Na audiência, reúnem-se o acusado, o juiz, um membro do Ministério Público e um advogado ou defensor público. Entre os objetivos, destaca-se a possibilidade de identificar casos de tortura policial e a tomada de medidas cabíveis. Permite-se também que o magistrado avalie se está diante da prisão de um criminoso ocasional ou envolvidos com facções criminosas.
Dados do CNJ apontam que a normativa possibilita a diminuição da massa carcerária. Em 2016, 46,17% dos detidos obtiveram liberdade através de audiências de custódia no Brasil.

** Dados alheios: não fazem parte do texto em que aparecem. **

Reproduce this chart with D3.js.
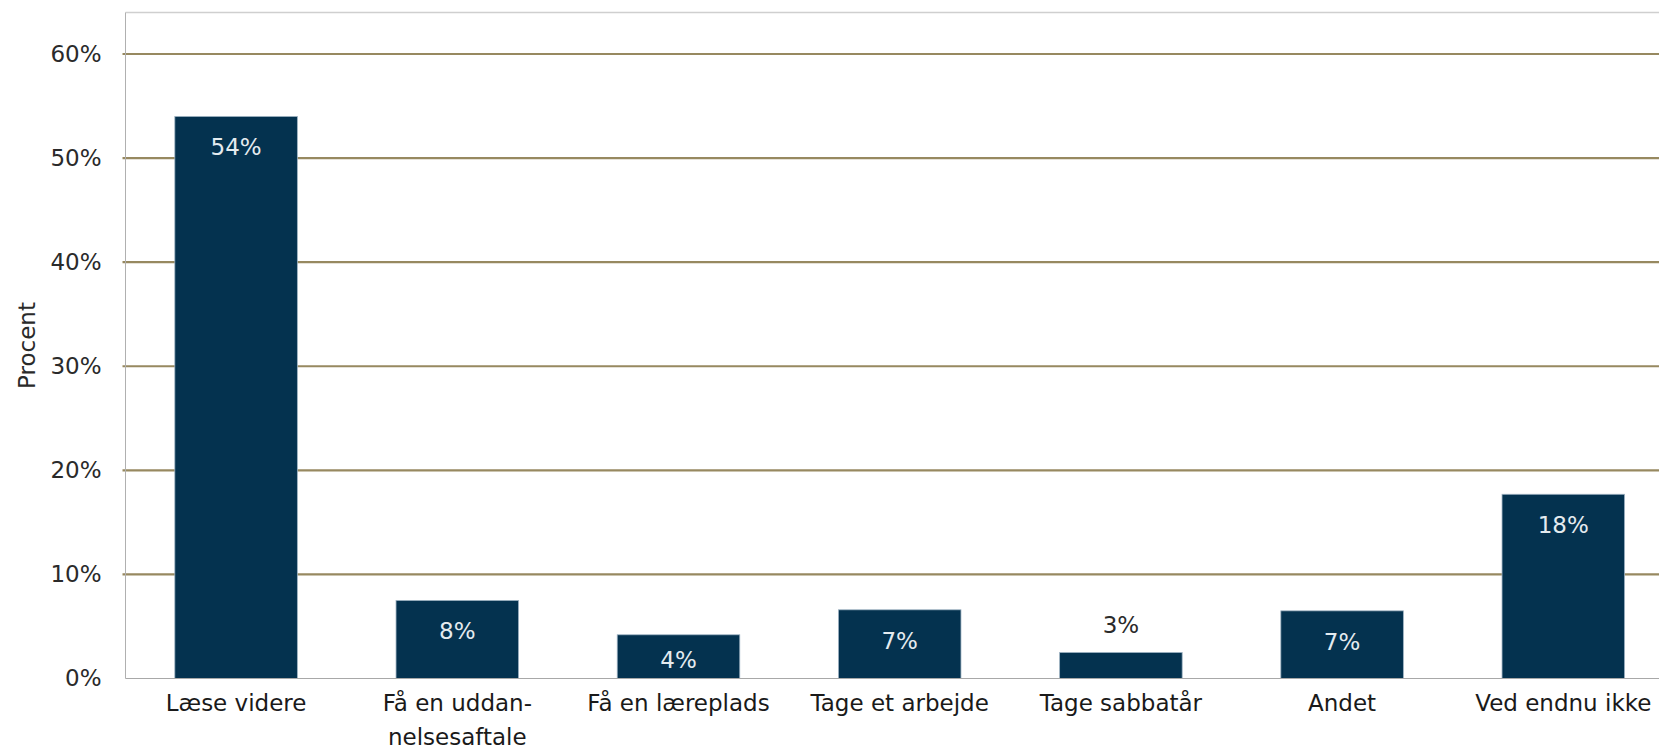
<!DOCTYPE html>
<html>
<head>
<meta charset="utf-8">
<script src="https://cdn.jsdelivr.net/npm/d3@7"></script>
<style>
  html, body { margin: 0; padding: 0; background: #fff; }
  svg { display: block; }
  text { font-family: "DejaVu Sans", Verdana, sans-serif; }
</style>
</head>
<body>
<svg id="chart" width="1659" height="752"></svg>
<script>
const categories = ["Læse videre", "Få en uddan-\nnelsesaftale", "Få en læreplads", "Tage et arbejde", "Tage sabbatår", "Andet", "Ved endnu ikke"];
const values = [54.0, 7.5, 4.2, 6.6, 2.5, 6.5, 17.7];
const valueLabels = ["54%", "8%", "4%", "7%", "3%", "7%", "18%"];
const yTicks = [0, 10, 20, 30, 40, 50, 60];
const yTickLabels = ["0%", "10%", "20%", "30%", "40%", "50%", "60%"];
const yTitle = "Procent";

const svg = d3.select("#chart");
const W = 1659, H = 752;
const plotLeft = 125.5, plotTop = 12.5, plotBottom = 678.5, step = 221.2;
const plotRight = plotLeft + step * categories.length;

const x = d3.scaleBand().domain(categories).range([plotLeft, plotRight])
  .paddingInner(0.446).paddingOuter(0.223);
const y = d3.scaleLinear().domain([0, 60]).range([plotBottom, 54]);

// top frame line
svg.append("line").attr("x1", plotLeft).attr("x2", W + 20)
  .attr("y1", plotTop).attr("y2", plotTop)
  .attr("stroke", "#cfcfcf").attr("stroke-width", 1.5);

// gridlines
const grid = svg.append("g");
grid.selectAll("line").data(yTicks.filter(d => d > 0)).join("line")
  .attr("x1", plotLeft - 3).attr("x2", W + 20)
  .attr("y1", d => y(d)).attr("y2", d => y(d))
  .attr("stroke", "#978960").attr("stroke-width", 2.2);

// y axis via d3
const yAxis = d3.axisLeft(y).tickValues(yTicks)
  .tickFormat((d, i) => yTickLabels[i]).tickSize(0).tickPadding(24);
const yg = svg.append("g").attr("transform", `translate(${plotLeft},0)`).call(yAxis);
yg.select(".domain").remove();
yg.selectAll("text").attr("font-size", 23).attr("fill", "#2a2a2a")
  .attr("font-family", "DejaVu Sans, Verdana, sans-serif");

// left axis line
svg.append("line").attr("x1", plotLeft).attr("x2", plotLeft)
  .attr("y1", plotTop).attr("y2", plotBottom)
  .attr("stroke", "#b0b0b0").attr("stroke-width", 1);

// bars
svg.append("g").selectAll("rect").data(values).join("rect")
  .attr("x", (d, i) => x(categories[i]))
  .attr("y", d => y(d))
  .attr("width", x.bandwidth())
  .attr("height", d => plotBottom - y(d))
  .attr("fill", "#04324f")
  .attr("stroke", "#9fb3c3").attr("stroke-width", 0.8);

// baseline
svg.append("line").attr("x1", plotLeft).attr("x2", W + 20)
  .attr("y1", plotBottom).attr("y2", plotBottom)
  .attr("stroke", "#a8a8a8").attr("stroke-width", 1.2);

// value labels
const inside = d => (plotBottom - y(d)) > 32;
svg.append("g").selectAll("text").data(values).join("text")
  .attr("x", (d, i) => x(categories[i]) + x.bandwidth() / 2)
  .attr("y", d => inside(d) ? Math.min(y(d) + 39, plotBottom - 11) : y(d) - 19)
  .attr("text-anchor", "middle")
  .attr("font-size", 23)
  .attr("fill", d => inside(d) ? "#e4ebef" : "#2a2a2a")
  .text((d, i) => valueLabels[i]);

// category labels
const cg = svg.append("g");
categories.forEach((c, i) => {
  const t = cg.append("text")
    .attr("x", x(c) + x.bandwidth() / 2)
    .attr("y", 711)
    .attr("text-anchor", "middle")
    .attr("font-size", 23)
    .attr("fill", "#1a1a1a");
  c.split("\n").forEach((line, j) => {
    t.append("tspan").attr("x", x(c) + x.bandwidth() / 2)
      .attr("dy", j === 0 ? 0 : 34).text(line);
  });
});

// y title
svg.append("text")
  .attr("transform", `translate(35, ${(plotTop + plotBottom) / 2}) rotate(-90)`)
  .attr("text-anchor", "middle")
  .attr("font-size", 23)
  .attr("fill", "#2a2a2a")
  .text(yTitle);
</script>
</body>
</html>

O Brasil ocupa o quarto lugar entre os países com o maior contingente de pessoas presas, atrás dos Estados Unidos, da China e da Rússia. Se levadas as consideração também as prisões domiciliares e em regime aberto, alçamos ao terceiro lugar. Rheigantz diz que, no Rio Grande do Sul, o problema é estrutural. Sem vaga no sistema prisional, não há sequer possibilidade de o acusado ser encaminhado para audiências, ficando 24 horas preso em delegacias ou viaturas policiais. Em alguns casos, segundo o defensor, o juiz quer realizar a audiência, mas o preso não é conduzido.
A Defensoria Pública gaúcha instaurou um procedimento para apurar as situações e verificar o porquê ainda há presos que não são conduzidos às audiências.

Juízes que têm o primeiro contato são os que menos creem na medida

Dentre juízes de primeiro grau, segundo grau e tribunais superiores, aqueles que conduzem as audiências de custódia são os que menos concordam com sua importância. O dado é resultado da pesquisa "Quem somos: a magistratura que queremos", desenvolvida pela Associação dos Magistrados Brasileiros (AMB), divulgada no último dia 11. Para o desenvolvimento, foram questionados cerca de 4 mil magistrados. Também de acordo com o levantamento, 52% dos juízes de primeiro grau entendem que não devem se pautar por jurisprudência.
Os números apontam que a maioria dos juízes, de primeiro e segundo grau, acham que o sistema de precedentes prejudica sua independência profissional. No Supremo, 55% dos ministros concordam que o magistrado deveria poder decidir sem se pautar necessariamente pelo sistema de súmulas e precedentes vinculantes, por mais que concordem que as decisões garantem maior racionalização do Poder Judiciário.